─── Extracted entries
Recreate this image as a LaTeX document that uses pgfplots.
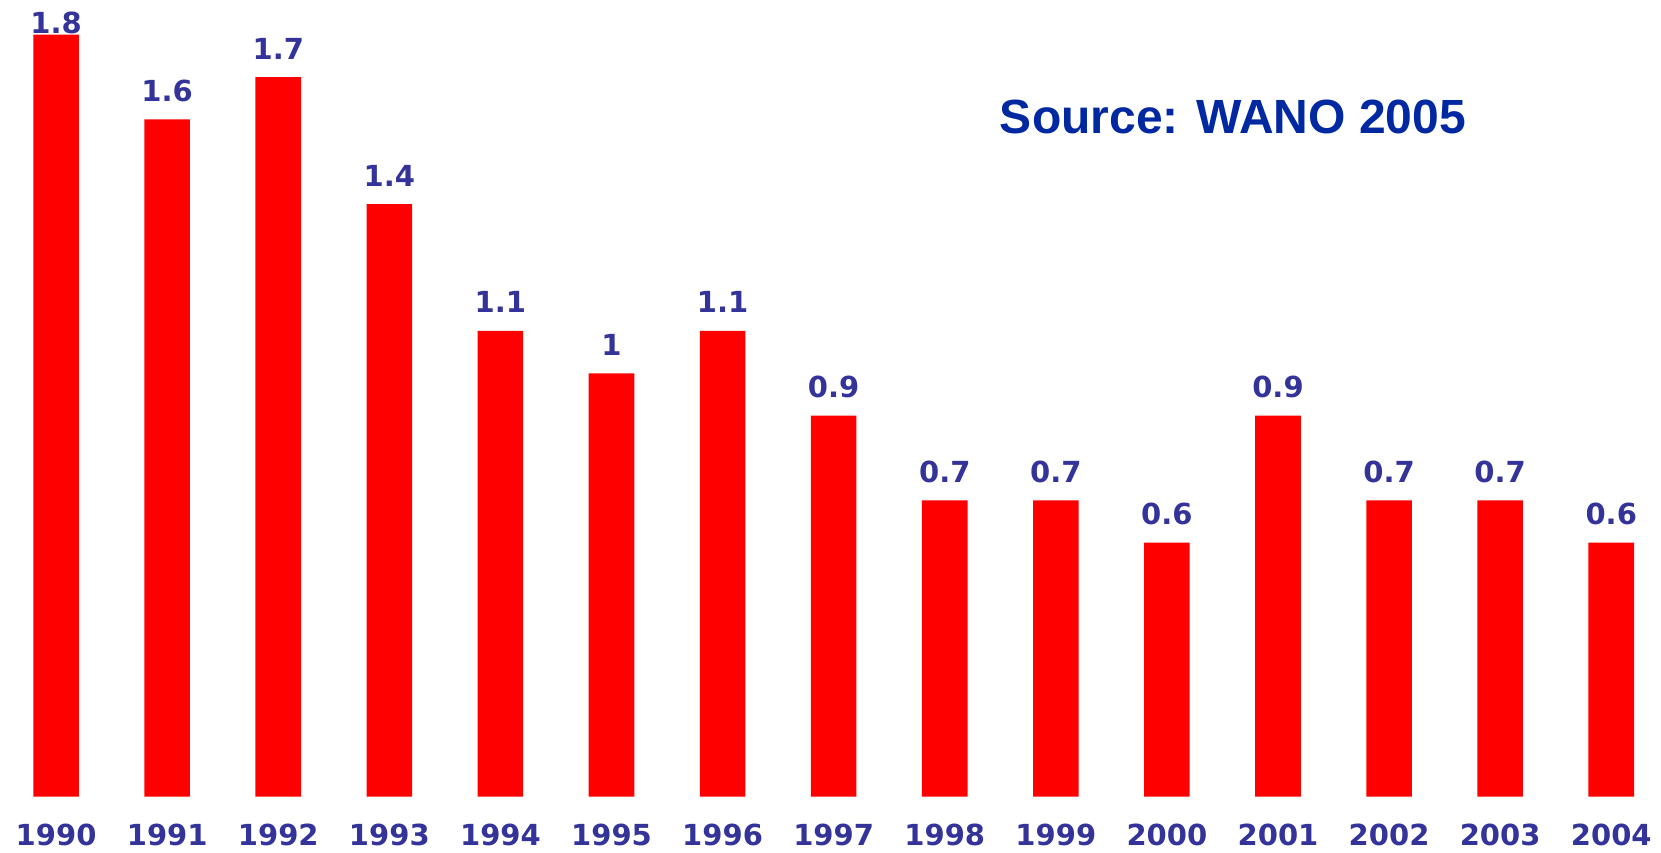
\documentclass[border=0pt]{standalone}
\usepackage{pgfplots}
\pgfplotsset{compat=1.18}
\usepackage{fontspec}
\setmainfont{Liberation Sans}
\newfontfamily\lblfont{DejaVu Sans}
\definecolor{barred}{RGB}{255,0,0}
\definecolor{lblblue}{RGB}{51,51,153}
\definecolor{srcblue}{RGB}{0,40,160}
\begin{document}
\begin{tikzpicture}
\begin{axis}[
  at={(0,0)}, anchor=south west,
  scale only axis,
  width=830.5pt, height=398.3pt,
  xmin=-0.505, xmax=14.448,
  ymin=0, ymax=1.882,
  clip=false,
  axis line style={draw=none},
  tick style={draw=none},
  major tick length=0pt,
  ytick=\empty,
  xtick={0,...,14},
  xticklabels={1990,1991,1992,1993,1994,1995,1996,1997,1998,1999,2000,2001,2002,2003,2004},
  every x tick label/.append style={anchor=base, inner sep=0pt, yshift=-24.3pt,
    font=\lblfont\bfseries\fontsize{14.5pt}{14.5pt}\selectfont, text=lblblue},
]
\addplot[ybar, bar width=22.8pt, fill=barred, draw=none,
  visualization depends on={ifthenelse(y>1.75,1,0)\as\istop},
  nodes near coords={\pgfmathprintnumber[fixed,precision=1,assume math mode=true]{\pgfplotspointmeta}},
  nodes near coords style={anchor=base, inner sep=0pt, yshift=9pt-8.15pt*\istop,
    font=\lblfont\bfseries\fontsize{14.5pt}{14.5pt}\selectfont, text=lblblue},
] coordinates {
 (0,1.8) (1,1.6) (2,1.7) (3,1.4) (4,1.1) (5,1.0) (6,1.1) (7,0.9)
 (8,0.7) (9,0.7) (10,0.6) (11,0.9) (12,0.7) (13,0.7) (14,0.6)
};
\node[anchor=base, inner sep=0pt, text=srcblue, font=\bfseries\fontsize{24pt}{24pt}\selectfont]
  at (rel axis cs:0.7423,0.8327) {Source: WANO 2005};
\end{axis}
\pgfresetboundingbox
\path[use as bounding box] (0,-27.7pt) rectangle (830.5pt,398.3pt);
\end{tikzpicture}
\end{document}
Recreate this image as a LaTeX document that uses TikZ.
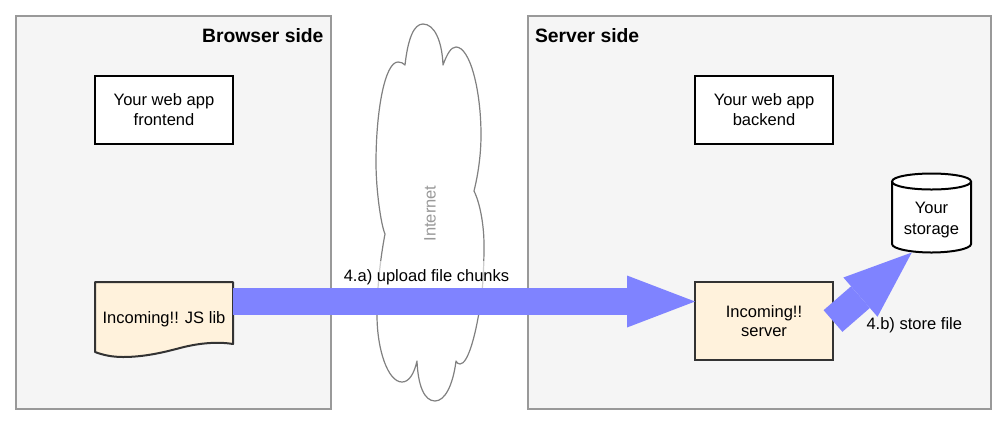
\documentclass[tikz,border=0pt]{standalone}
\usepackage{fontspec}
\setmainfont{Liberation Sans}
\usetikzlibrary{arrows.meta}
\definecolor{panelfill}{HTML}{F5F5F5}
\definecolor{panelline}{HTML}{999999}
\definecolor{noteyellow}{HTML}{FFF2DC}
\definecolor{boxline}{HTML}{333333}
\definecolor{flowblue}{HTML}{7F83FF}
\definecolor{cloudline}{HTML}{808080}
\definecolor{cloudtext}{HTML}{999999}
\tikzset{
  every node/.style={outer sep=0pt},
  panel/.style={draw=panelline,fill=panelfill,line width=1.5pt,minimum width=#1,minimum height=294.75pt,inner sep=0pt},
  whitebox/.style={draw=black,fill=white,line width=1.5pt,minimum width=103.5pt,minimum height=51pt,inner sep=0pt,align=center,font=\fontsize{12.4}{14.7}\selectfont},
  yellowbox/.style={whitebox,draw=boxline,fill=noteyellow},
  plainlabel/.style={inner sep=0pt,align=center,font=\fontsize{12.4}{15.4}\selectfont},
  paneltitle/.style={inner sep=0pt,font=\bfseries\fontsize{14.5}{17}\selectfont},
  flowarrow/.style={draw=flowblue,line width=20.25pt,-{Triangle[length=51pt,width=39pt,line width=0pt,fill=flowblue]}}
}
\begin{document}
\begin{tikzpicture}[x=0.75pt,y=-0.75pt]
\useasboundingbox (0,0) rectangle (1006,426);
% panels
\node[panel=236.25pt] (browser) at (173.5,212.5) {};
\node[panel=347.25pt] (serverside) at (759.5,212.5) {};
\node[paneltitle,anchor=base east] (browsertitle) at (323.5,42.5) {Browser side};
\node[paneltitle,anchor=base west] (servertitle) at (535,42.5) {Server side};
% cloud
\draw[draw=cloudline,fill=white,line width=0.9pt,line join=round]
  (405,65) .. controls (408,38) and (414,24) .. (423,24)
  .. controls (434,24) and (442,40) .. (443,65)
  .. controls (447,54) and (451,47) .. (456,47)
  .. controls (470,47) and (481,90) .. (481,135)
  .. controls (481,155) and (478,175) .. (474,191)
  .. controls (480,203) and (484,225) .. (484,245)
  .. controls (484,275) and (482,300) .. (478,318)
  .. controls (475,335) and (468,364) .. (460,364)
  .. controls (458,364) and (457,363) .. (456,361)
  .. controls (453,385) and (445,401) .. (435,401)
  .. controls (424,401) and (418,385) .. (417,361)
  .. controls (414,374) and (409,382) .. (402,382)
  .. controls (388,382) and (377,350) .. (377,315)
  .. controls (377,290) and (380,260) .. (385,234)
  .. controls (381,225) and (376,190) .. (376,163)
  .. controls (376,110) and (385,62) .. (398,62)
  .. controls (401,62) and (403,63) .. (405,65) -- cycle;
\node[plainlabel,rotate=90,text=cloudtext] (internet) at (430,213.5) {Internet};
% boxes
\node[whitebox] (frontend) at (164,109.6) {Your web app\\frontend};
\node[whitebox] (backend) at (764,109.6) {Your web app\\backend};
\node[yellowbox,minimum height=58.5pt] (incserver) at (764,321) {Incoming!!\\server};
% document shape
\draw[draw=boxline,fill=noteyellow,line width=1.5pt,line join=round]
  (95,282) -- (233,282) -- (233,344)
  .. controls (215,341) and (195,344) .. (180,348)
  .. controls (165,352) and (145,357) .. (123,357)
  .. controls (112,357) and (103,355) .. (95,352) -- cycle;
\node[plainlabel,minimum width=103.5pt,minimum height=55.5pt] (jslib) at (164,319) {Incoming!! JS lib};
% cylinder
\draw[draw=black,fill=white,line width=1.5pt]
  (892,181.5) -- (892,244) .. controls (892,249) and (912,252.5) .. (931.5,252.5)
  .. controls (951,252.5) and (971,249) .. (971,244) -- (971,181.5)
  .. controls (971,176.5) and (951,173.5) .. (931.5,173.5)
  .. controls (912,173.5) and (892,176.5) .. (892,181.5)
  .. controls (892,186.5) and (912,189.5) .. (931.5,189.5)
  .. controls (951,189.5) and (971,186.5) .. (971,181.5);
\node[plainlabel,minimum width=59.25pt,minimum height=59.25pt,anchor=south] (storage) at (931.5,252.5) {};
\node[plainlabel] (storagetext) at (931.5,220) {Your\\storage};
% arrows
\node[plainlabel,fill=white,fill opacity=0.6,text opacity=1,minimum height=24pt,minimum width=126pt] (uploadlabel) at (426.5,277) {4.a) upload file chunks};
\draw[flowarrow] ([yshift=-14.625pt]jslib.north east) -- ([yshift=-14.625pt]incserver.north west);
\draw[flowarrow,line width=21.5pt] (incserver.east) -- ([xshift=-14.8pt]storage.south);
\node[plainlabel,anchor=base west] (storelabel) at (866.5,329) {4.b) store file};
\end{tikzpicture}
\end{document}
──────
Objective: The material above must be printed exactly, with its pictures left out.

Solution for this problem:
Recreate this image as a LaTeX document that uses pgfplots.
\documentclass[border=0pt]{standalone}
\usepackage{pgfplots}
\pgfplotsset{compat=1.18}
\usepackage{fontspec}
\setmainfont{Liberation Sans}
\newfontfamily\lblfont{DejaVu Sans}
\definecolor{barred}{RGB}{255,0,0}
\definecolor{lblblue}{RGB}{51,51,153}
\definecolor{srcblue}{RGB}{0,40,160}
\begin{document}
\begin{tikzpicture}
\begin{axis}[
  at={(0,0)}, anchor=south west,
  scale only axis,
  width=830.5pt, height=398.3pt,
  xmin=-0.505, xmax=14.448,
  ymin=0, ymax=1.882,
  clip=false,
  axis line style={draw=none},
  tick style={draw=none},
  major tick length=0pt,
  ytick=\empty,
  xtick={0,...,14},
  xticklabels={1990,1991,1992,1993,1994,1995,1996,1997,1998,1999,2000,2001,2002,2003,2004},
  every x tick label/.append style={anchor=base, inner sep=0pt, yshift=-24.3pt,
    font=\lblfont\bfseries\fontsize{14.5pt}{14.5pt}\selectfont, text=lblblue},
]
\addplot[ybar, bar width=22.8pt, fill=barred, draw=none,
  visualization depends on={ifthenelse(y>1.75,1,0)\as\istop},
  nodes near coords={\pgfmathprintnumber[fixed,precision=1,assume math mode=true]{\pgfplotspointmeta}},
  nodes near coords style={anchor=base, inner sep=0pt, yshift=9pt-8.15pt*\istop,
    font=\lblfont\bfseries\fontsize{14.5pt}{14.5pt}\selectfont, text=lblblue},
] coordinates {
 (0,1.8) (1,1.6) (2,1.7) (3,1.4) (4,1.1) (5,1.0) (6,1.1) (7,0.9)
 (8,0.7) (9,0.7) (10,0.6) (11,0.9) (12,0.7) (13,0.7) (14,0.6)
};
\node[anchor=base, inner sep=0pt, text=srcblue, font=\bfseries\fontsize{24pt}{24pt}\selectfont]
  at (rel axis cs:0.7423,0.8327) {Source: WANO 2005};
\end{axis}
\pgfresetboundingbox
\path[use as bounding box] (0,-27.7pt) rectangle (830.5pt,398.3pt);
\end{tikzpicture}
\end{document}
Recreate this image as a LaTeX document that uses TikZ.
\documentclass[tikz,border=0pt]{standalone}
\usepackage{fontspec}
\setmainfont{Liberation Sans}
\usetikzlibrary{arrows.meta}
\definecolor{panelfill}{HTML}{F5F5F5}
\definecolor{panelline}{HTML}{999999}
\definecolor{noteyellow}{HTML}{FFF2DC}
\definecolor{boxline}{HTML}{333333}
\definecolor{flowblue}{HTML}{7F83FF}
\definecolor{cloudline}{HTML}{808080}
\definecolor{cloudtext}{HTML}{999999}
\tikzset{
  every node/.style={outer sep=0pt},
  panel/.style={draw=panelline,fill=panelfill,line width=1.5pt,minimum width=#1,minimum height=294.75pt,inner sep=0pt},
  whitebox/.style={draw=black,fill=white,line width=1.5pt,minimum width=103.5pt,minimum height=51pt,inner sep=0pt,align=center,font=\fontsize{12.4}{14.7}\selectfont},
  yellowbox/.style={whitebox,draw=boxline,fill=noteyellow},
  plainlabel/.style={inner sep=0pt,align=center,font=\fontsize{12.4}{15.4}\selectfont},
  paneltitle/.style={inner sep=0pt,font=\bfseries\fontsize{14.5}{17}\selectfont},
  flowarrow/.style={draw=flowblue,line width=20.25pt,-{Triangle[length=51pt,width=39pt,line width=0pt,fill=flowblue]}}
}
\begin{document}
\begin{tikzpicture}[x=0.75pt,y=-0.75pt]
\useasboundingbox (0,0) rectangle (1006,426);
% panels
\node[panel=236.25pt] (browser) at (173.5,212.5) {};
\node[panel=347.25pt] (serverside) at (759.5,212.5) {};
\node[paneltitle,anchor=base east] (browsertitle) at (323.5,42.5) {Browser side};
\node[paneltitle,anchor=base west] (servertitle) at (535,42.5) {Server side};
% cloud
\draw[draw=cloudline,fill=white,line width=0.9pt,line join=round]
  (405,65) .. controls (408,38) and (414,24) .. (423,24)
  .. controls (434,24) and (442,40) .. (443,65)
  .. controls (447,54) and (451,47) .. (456,47)
  .. controls (470,47) and (481,90) .. (481,135)
  .. controls (481,155) and (478,175) .. (474,191)
  .. controls (480,203) and (484,225) .. (484,245)
  .. controls (484,275) and (482,300) .. (478,318)
  .. controls (475,335) and (468,364) .. (460,364)
  .. controls (458,364) and (457,363) .. (456,361)
  .. controls (453,385) and (445,401) .. (435,401)
  .. controls (424,401) and (418,385) .. (417,361)
  .. controls (414,374) and (409,382) .. (402,382)
  .. controls (388,382) and (377,350) .. (377,315)
  .. controls (377,290) and (380,260) .. (385,234)
  .. controls (381,225) and (376,190) .. (376,163)
  .. controls (376,110) and (385,62) .. (398,62)
  .. controls (401,62) and (403,63) .. (405,65) -- cycle;
\node[plainlabel,rotate=90,text=cloudtext] (internet) at (430,213.5) {Internet};
% boxes
\node[whitebox] (frontend) at (164,109.6) {Your web app\\frontend};
\node[whitebox] (backend) at (764,109.6) {Your web app\\backend};
\node[yellowbox,minimum height=58.5pt] (incserver) at (764,321) {Incoming!!\\server};
% document shape
\draw[draw=boxline,fill=noteyellow,line width=1.5pt,line join=round]
  (95,282) -- (233,282) -- (233,344)
  .. controls (215,341) and (195,344) .. (180,348)
  .. controls (165,352) and (145,357) .. (123,357)
  .. controls (112,357) and (103,355) .. (95,352) -- cycle;
\node[plainlabel,minimum width=103.5pt,minimum height=55.5pt] (jslib) at (164,319) {Incoming!! JS lib};
% cylinder
\draw[draw=black,fill=white,line width=1.5pt]
  (892,181.5) -- (892,244) .. controls (892,249) and (912,252.5) .. (931.5,252.5)
  .. controls (951,252.5) and (971,249) .. (971,244) -- (971,181.5)
  .. controls (971,176.5) and (951,173.5) .. (931.5,173.5)
  .. controls (912,173.5) and (892,176.5) .. (892,181.5)
  .. controls (892,186.5) and (912,189.5) .. (931.5,189.5)
  .. controls (951,189.5) and (971,186.5) .. (971,181.5);
\node[plainlabel,minimum width=59.25pt,minimum height=59.25pt,anchor=south] (storage) at (931.5,252.5) {};
\node[plainlabel] (storagetext) at (931.5,220) {Your\\storage};
% arrows
\node[plainlabel,fill=white,fill opacity=0.6,text opacity=1,minimum height=24pt,minimum width=126pt] (uploadlabel) at (426.5,277) {4.a) upload file chunks};
\draw[flowarrow] ([yshift=-14.625pt]jslib.north east) -- ([yshift=-14.625pt]incserver.north west);
\draw[flowarrow,line width=21.5pt] (incserver.east) -- ([xshift=-14.8pt]storage.south);
\node[plainlabel,anchor=base west] (storelabel) at (866.5,329) {4.b) store file};
\end{tikzpicture}
\end{document}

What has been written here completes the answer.